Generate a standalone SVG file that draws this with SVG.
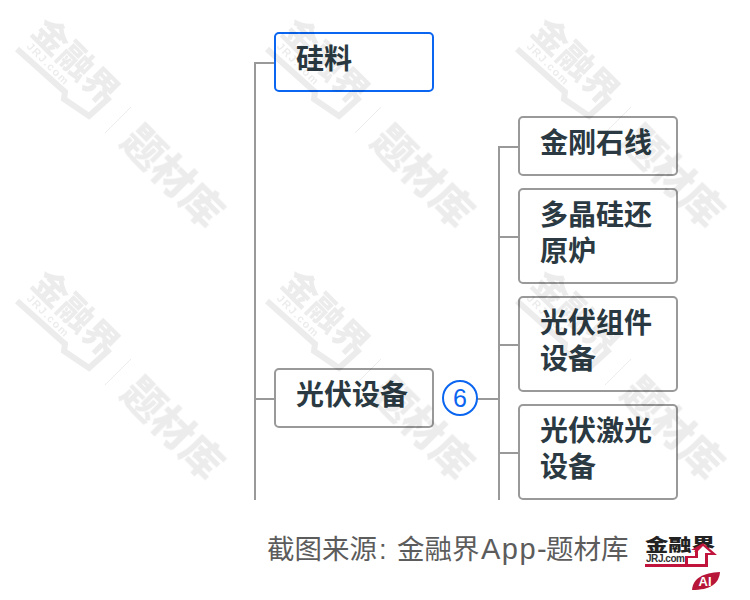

--

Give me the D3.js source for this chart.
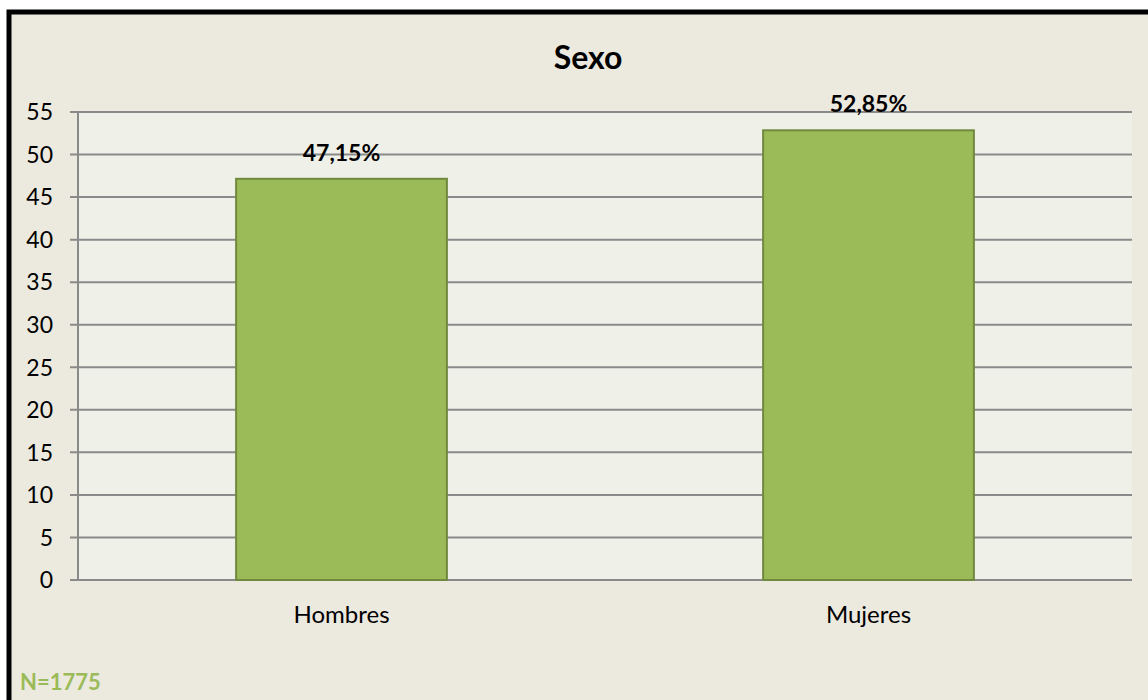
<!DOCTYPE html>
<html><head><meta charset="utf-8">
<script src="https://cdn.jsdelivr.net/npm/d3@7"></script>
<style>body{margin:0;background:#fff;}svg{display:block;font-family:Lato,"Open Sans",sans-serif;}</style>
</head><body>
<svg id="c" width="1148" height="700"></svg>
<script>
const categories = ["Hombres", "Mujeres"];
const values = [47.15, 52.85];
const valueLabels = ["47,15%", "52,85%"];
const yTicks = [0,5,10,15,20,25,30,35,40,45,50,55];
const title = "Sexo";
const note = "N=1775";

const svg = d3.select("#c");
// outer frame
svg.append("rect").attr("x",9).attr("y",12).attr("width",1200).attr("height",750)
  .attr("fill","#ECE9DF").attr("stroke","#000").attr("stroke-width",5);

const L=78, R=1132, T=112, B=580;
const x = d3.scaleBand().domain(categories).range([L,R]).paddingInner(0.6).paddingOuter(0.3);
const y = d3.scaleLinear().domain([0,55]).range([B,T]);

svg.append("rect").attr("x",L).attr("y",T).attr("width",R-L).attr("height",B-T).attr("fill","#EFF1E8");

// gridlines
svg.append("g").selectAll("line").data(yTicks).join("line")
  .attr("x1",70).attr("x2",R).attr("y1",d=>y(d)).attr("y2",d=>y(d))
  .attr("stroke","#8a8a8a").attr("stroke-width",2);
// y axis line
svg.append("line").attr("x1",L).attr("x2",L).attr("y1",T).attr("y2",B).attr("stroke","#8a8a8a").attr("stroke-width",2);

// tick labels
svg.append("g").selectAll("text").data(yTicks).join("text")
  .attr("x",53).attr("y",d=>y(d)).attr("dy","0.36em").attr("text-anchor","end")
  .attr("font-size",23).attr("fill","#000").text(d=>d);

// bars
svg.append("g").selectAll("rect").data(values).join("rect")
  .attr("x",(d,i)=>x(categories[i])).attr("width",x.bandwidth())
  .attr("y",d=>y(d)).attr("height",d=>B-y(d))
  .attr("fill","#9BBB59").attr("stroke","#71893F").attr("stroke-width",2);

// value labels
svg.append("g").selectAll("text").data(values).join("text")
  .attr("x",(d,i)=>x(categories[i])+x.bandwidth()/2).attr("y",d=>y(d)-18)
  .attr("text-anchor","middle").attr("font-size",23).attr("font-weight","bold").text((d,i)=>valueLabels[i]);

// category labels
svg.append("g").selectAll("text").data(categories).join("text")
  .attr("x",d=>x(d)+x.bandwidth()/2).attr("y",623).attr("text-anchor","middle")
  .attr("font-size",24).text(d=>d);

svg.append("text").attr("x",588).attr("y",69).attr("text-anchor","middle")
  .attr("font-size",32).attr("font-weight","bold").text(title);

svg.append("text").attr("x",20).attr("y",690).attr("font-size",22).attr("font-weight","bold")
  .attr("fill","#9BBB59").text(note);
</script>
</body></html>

--

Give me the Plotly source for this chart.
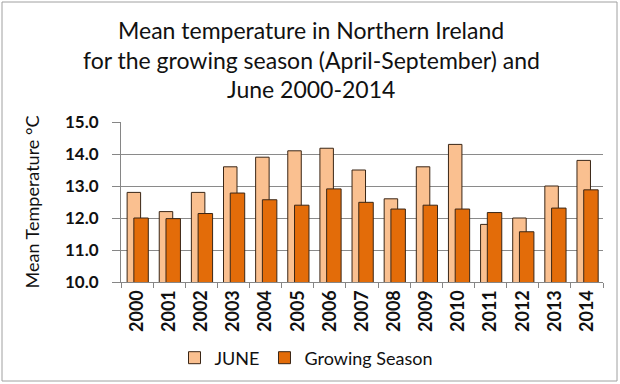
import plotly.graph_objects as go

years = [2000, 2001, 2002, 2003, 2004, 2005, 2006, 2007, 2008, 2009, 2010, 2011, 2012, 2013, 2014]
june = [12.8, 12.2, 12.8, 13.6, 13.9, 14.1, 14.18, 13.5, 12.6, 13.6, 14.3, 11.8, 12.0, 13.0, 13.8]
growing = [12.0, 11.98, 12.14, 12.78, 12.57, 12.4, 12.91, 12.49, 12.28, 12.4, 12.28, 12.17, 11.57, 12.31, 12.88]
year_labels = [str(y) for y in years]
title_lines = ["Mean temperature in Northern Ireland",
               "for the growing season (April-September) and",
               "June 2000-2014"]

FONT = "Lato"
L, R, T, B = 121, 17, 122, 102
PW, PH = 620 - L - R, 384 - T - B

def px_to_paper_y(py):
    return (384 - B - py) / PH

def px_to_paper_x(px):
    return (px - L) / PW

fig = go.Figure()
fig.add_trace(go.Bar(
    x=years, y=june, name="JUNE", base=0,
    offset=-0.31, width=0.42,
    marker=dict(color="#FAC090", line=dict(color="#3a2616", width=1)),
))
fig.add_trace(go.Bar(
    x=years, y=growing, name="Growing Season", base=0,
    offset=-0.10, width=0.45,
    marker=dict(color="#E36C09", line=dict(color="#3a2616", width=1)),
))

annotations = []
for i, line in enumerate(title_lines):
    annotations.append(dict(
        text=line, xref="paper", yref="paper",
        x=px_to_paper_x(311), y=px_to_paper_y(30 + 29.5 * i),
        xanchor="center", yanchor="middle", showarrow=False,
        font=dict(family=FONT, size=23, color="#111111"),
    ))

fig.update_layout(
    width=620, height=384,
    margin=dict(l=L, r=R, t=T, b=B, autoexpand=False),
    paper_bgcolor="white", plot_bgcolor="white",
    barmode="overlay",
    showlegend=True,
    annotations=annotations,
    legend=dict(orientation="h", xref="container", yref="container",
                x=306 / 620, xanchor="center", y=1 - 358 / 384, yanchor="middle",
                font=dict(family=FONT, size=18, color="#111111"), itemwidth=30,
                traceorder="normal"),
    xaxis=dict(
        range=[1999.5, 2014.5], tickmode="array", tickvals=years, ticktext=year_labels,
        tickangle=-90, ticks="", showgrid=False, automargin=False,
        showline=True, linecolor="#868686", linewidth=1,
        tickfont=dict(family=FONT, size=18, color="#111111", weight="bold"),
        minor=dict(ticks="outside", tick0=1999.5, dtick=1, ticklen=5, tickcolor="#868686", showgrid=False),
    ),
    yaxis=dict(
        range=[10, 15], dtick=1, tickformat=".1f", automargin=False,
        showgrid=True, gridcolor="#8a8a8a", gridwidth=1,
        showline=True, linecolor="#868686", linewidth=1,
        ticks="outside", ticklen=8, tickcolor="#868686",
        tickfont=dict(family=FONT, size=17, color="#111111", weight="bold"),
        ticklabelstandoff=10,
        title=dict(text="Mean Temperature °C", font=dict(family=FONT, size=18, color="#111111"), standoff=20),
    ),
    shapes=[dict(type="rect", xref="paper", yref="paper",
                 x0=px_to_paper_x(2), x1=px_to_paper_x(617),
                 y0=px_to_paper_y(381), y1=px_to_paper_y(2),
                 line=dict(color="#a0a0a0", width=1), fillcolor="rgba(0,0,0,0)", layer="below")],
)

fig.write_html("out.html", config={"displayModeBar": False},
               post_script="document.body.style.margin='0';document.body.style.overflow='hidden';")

--

*Aim*: Within the entries above, report how many lines include "Give", and keep the answer to the number.

*Complete answer*: 2